New reports showed that one of Android’s most utilised voice chat applications, OyeTalk, has experienced a data leak in its systems. The voice chat app incident affected millions of users’ private data, such as unencrypted chat histories, usernames, and IMEI numbers.
Oyetalk serves about five million users worldwide. According to researchers, the leak transpired from unprotected access to a cloud-based dev platform called Firebase, where most of the company’s customer database is stored.
The exposed database allowed malicious actors to obtain and delete them, permanently losing people’s sensitive data if the voice chat app company did not back them up in a separate location.
The voice chat app developers failed to secure the publicly exposed database immediately.
After learning that the exposed Firebase repository caused the data leak, Oyetalk’s developers had not promptly resolved it and failed to secure the exposure. Thus, Google’s security team intervened to contain the damage the company could not fix.
Security experts also found that the company had left sensitive data hardcoded in the voice chat app’s client side.
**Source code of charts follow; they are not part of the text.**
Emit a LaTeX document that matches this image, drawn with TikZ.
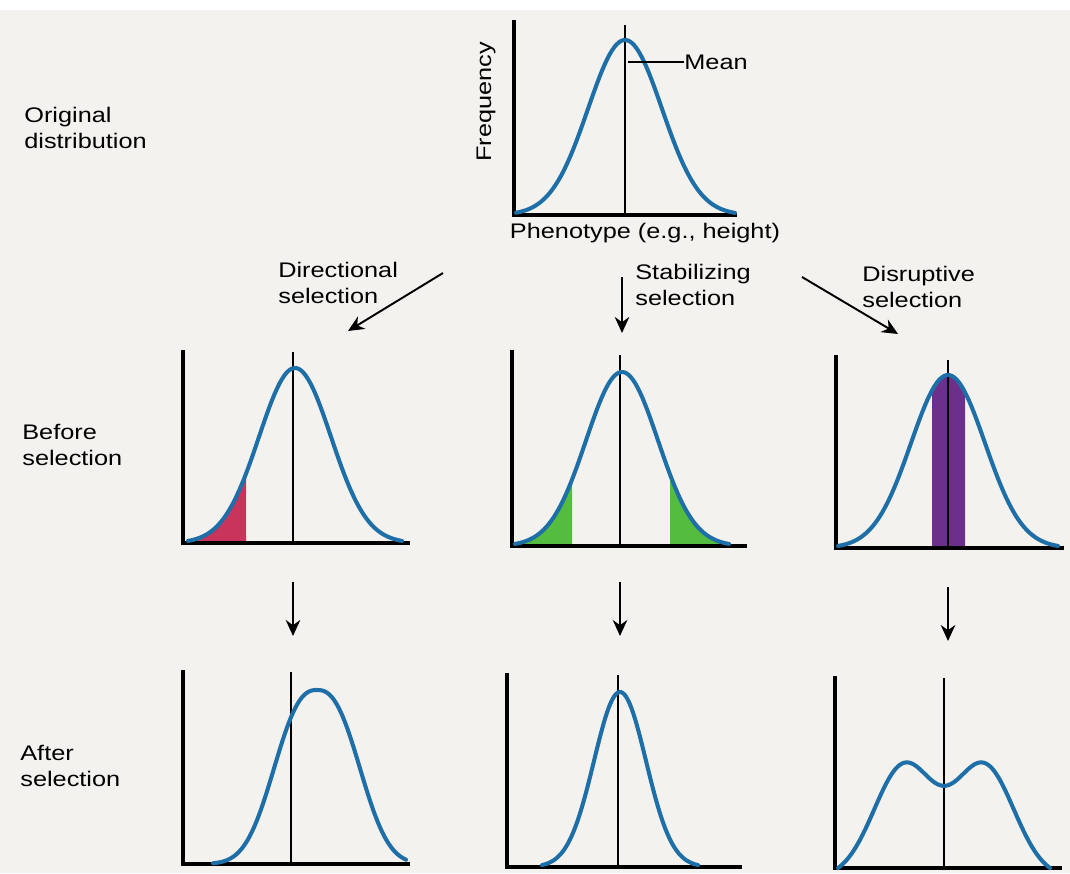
\documentclass[tikz,border=0pt]{standalone}
\usepackage{fontspec}
\setmainfont[FakeStretch=1.2]{Liberation Sans}
\usetikzlibrary{arrows.meta,positioning}

\definecolor{pagebg}{RGB}{243,242,238}
\definecolor{curveblue}{RGB}{30,110,168}
\definecolor{tailred}{RGB}{200,52,92}
\definecolor{tailgreen}{RGB}{84,188,62}
\definecolor{bandpurple}{RGB}{108,48,140}

\begin{document}
\begin{tikzpicture}[x=0.2mm,y=-0.2mm,
  lbl/.style={align=left,font=\fontsize{12}{14.5}\selectfont,inner sep=0pt},
  axis/.style={line width=1.9pt,line cap=rect},
  meanln/.style={line width=0.8pt},
  curve/.style={draw=curveblue,line width=2.3pt,line cap=round},
  pointer/.style={-{Stealth[length=3.2mm,width=2.9mm]},line width=1.1pt}]
\useasboundingbox (0,0) rectangle (1070,873);
\fill[pagebg] (0,10) rectangle (1070,873);

% original distribution
\node[lbl,anchor=west] (orig) at (24,128) {Original\\distribution};
\node[lbl,rotate=90] (freq) at (486,102) {Frequency};
\node[lbl] (pheno) at (645,233) {Phenotype (e.g., height)};
\node[lbl,anchor=west] (mean) at (684,62) {Mean};
\draw[axis] (514,22) -- (514,215) -- (735,215);
\draw[meanln] (625,25) -- (625,215);
\draw[curve] plot[domain=516:735,samples=90] (\x,{215-175*exp(-0.5*((\x-625)/37)^2)});
\coordinate (meanpt) at (628,62);
\draw[meanln] (meanpt) -- (mean.west);

% kinds of selection
\node[lbl,anchor=west] (dirsel) at (278,283) {Directional\\selection};
\node[lbl,anchor=west] (stabsel) at (635,285) {Stabilizing\\selection};
\node[lbl,anchor=west] (disrsel) at (862,287) {Disruptive\\selection};
\coordinate (dirfrom) at (443,273);
\coordinate (dirto) at (348,331);
\coordinate (stabfrom) at (622,277);
\coordinate (stabto) at (622,333);
\coordinate (disrfrom) at (802,277);
\coordinate (disrto) at (898,334);
\draw[pointer] (dirfrom) -- (dirto);
\draw[pointer] (stabfrom) -- (stabto);
\draw[pointer] (disrfrom) -- (disrto);

% before selection
\node[lbl,anchor=west] (before) at (22,445) {Before\\selection};
\fill[tailred] (190,543) -- plot[domain=190:246,samples=30] (\x,{543-175*exp(-0.5*((\x-295)/36)^2)}) -- (246,543) -- cycle;
\draw[axis] (183,352) -- (183,543) -- (408,543);
\draw[meanln] (293,352) -- (293,543);
\draw[curve] plot[domain=188:402,samples=90] (\x,{543-175*exp(-0.5*((\x-295)/36)^2)});

\fill[tailgreen] (516,546) -- plot[domain=516:572,samples=30] (\x,{546-174*exp(-0.5*((\x-622)/36)^2)}) -- (572,546) -- cycle;
\fill[tailgreen] (670,546) -- plot[domain=670:728,samples=30] (\x,{546-174*exp(-0.5*((\x-622)/36)^2)}) -- (728,546) -- cycle;
\draw[axis] (512,352) -- (512,546) -- (745,546);
\draw[meanln] (620,355) -- (620,546);
\draw[curve] plot[domain=515:729,samples=90] (\x,{546-174*exp(-0.5*((\x-622)/36)^2)});

\fill[bandpurple] (932,548) -- plot[domain=932:965,samples=20] (\x,{548-173*exp(-0.5*((\x-948)/37)^2)}) -- (965,548) -- cycle;
\draw[axis] (836,357) -- (836,548) -- (1062,548);
\draw[meanln] (948,360) -- (948,548);
\draw[curve] plot[domain=838:1058,samples=90] (\x,{548-173*exp(-0.5*((\x-948)/37)^2)});

% arrows down
\coordinate (afrom) at (293,582);
\coordinate (ato) at (293,636);
\coordinate (bfrom) at (620,582);
\coordinate (bto) at (620,636);
\coordinate (cfrom) at (948,587);
\coordinate (cto) at (948,641);
\draw[pointer] (afrom) -- (ato);
\draw[pointer] (bfrom) -- (bto);
\draw[pointer] (cfrom) -- (cto);

% after selection
\node[lbl,anchor=west] (after) at (20,766) {After\\selection};
\draw[axis] (183,672) -- (183,864) -- (408,864);
\draw[meanln] (291,672) -- (291,864);
\draw[curve] plot[domain=213:406,samples=90] (\x,{864-174*exp(-0.5*(abs((\x-317)/40))^2.5)});

\draw[axis] (507,675) -- (507,867) -- (740,867);
\draw[meanln] (618,675) -- (618,867);
\draw[curve] plot[domain=542:698,samples=90] (\x,{867-175*exp(-0.5*((\x-620)/26)^2)});

\draw[axis] (835,678) -- (835,868) -- (1060,868);
\draw[meanln] (944,678) -- (944,868);
\draw[curve] plot[domain=838:1050,samples=100] (\x,{868-112*(exp(-0.5*((\x-904)/30)^2)+exp(-0.5*((\x-984)/30)^2)-0.089)});
\end{tikzpicture}
\end{document}
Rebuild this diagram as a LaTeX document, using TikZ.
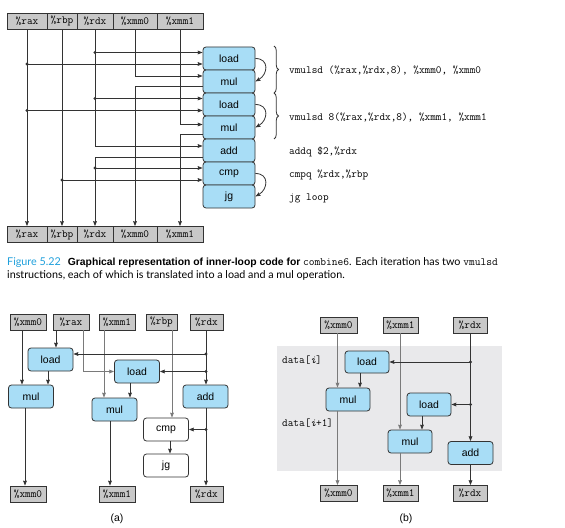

This environment includes a Google API key and links to storage buckets.
These subsequent security errors from the company’s end instigated the data leak problem, which could also lead to hackers having complete control over the exposed user data within the cloud repositories.
In the past “Proof of Compromise” (PoC) records, the voice chat app Oyetalk had been found with a vulnerability concerning their storage of databases in cloud-based platforms such as Firebase. This issue implies that there had been an open problem that the company could have fixed before threat actors abused them.
Security experts presume the exposed customer data will be utilised for cybercriminal activities, such as identity theft and scams. The app’s reputation among all its users will also be dented due to this issue that reveals their negligence.
Furthermore, Oyetalk can also expect upcoming legal repercussions about the issue, including facing lawsuits that violate data privacy laws.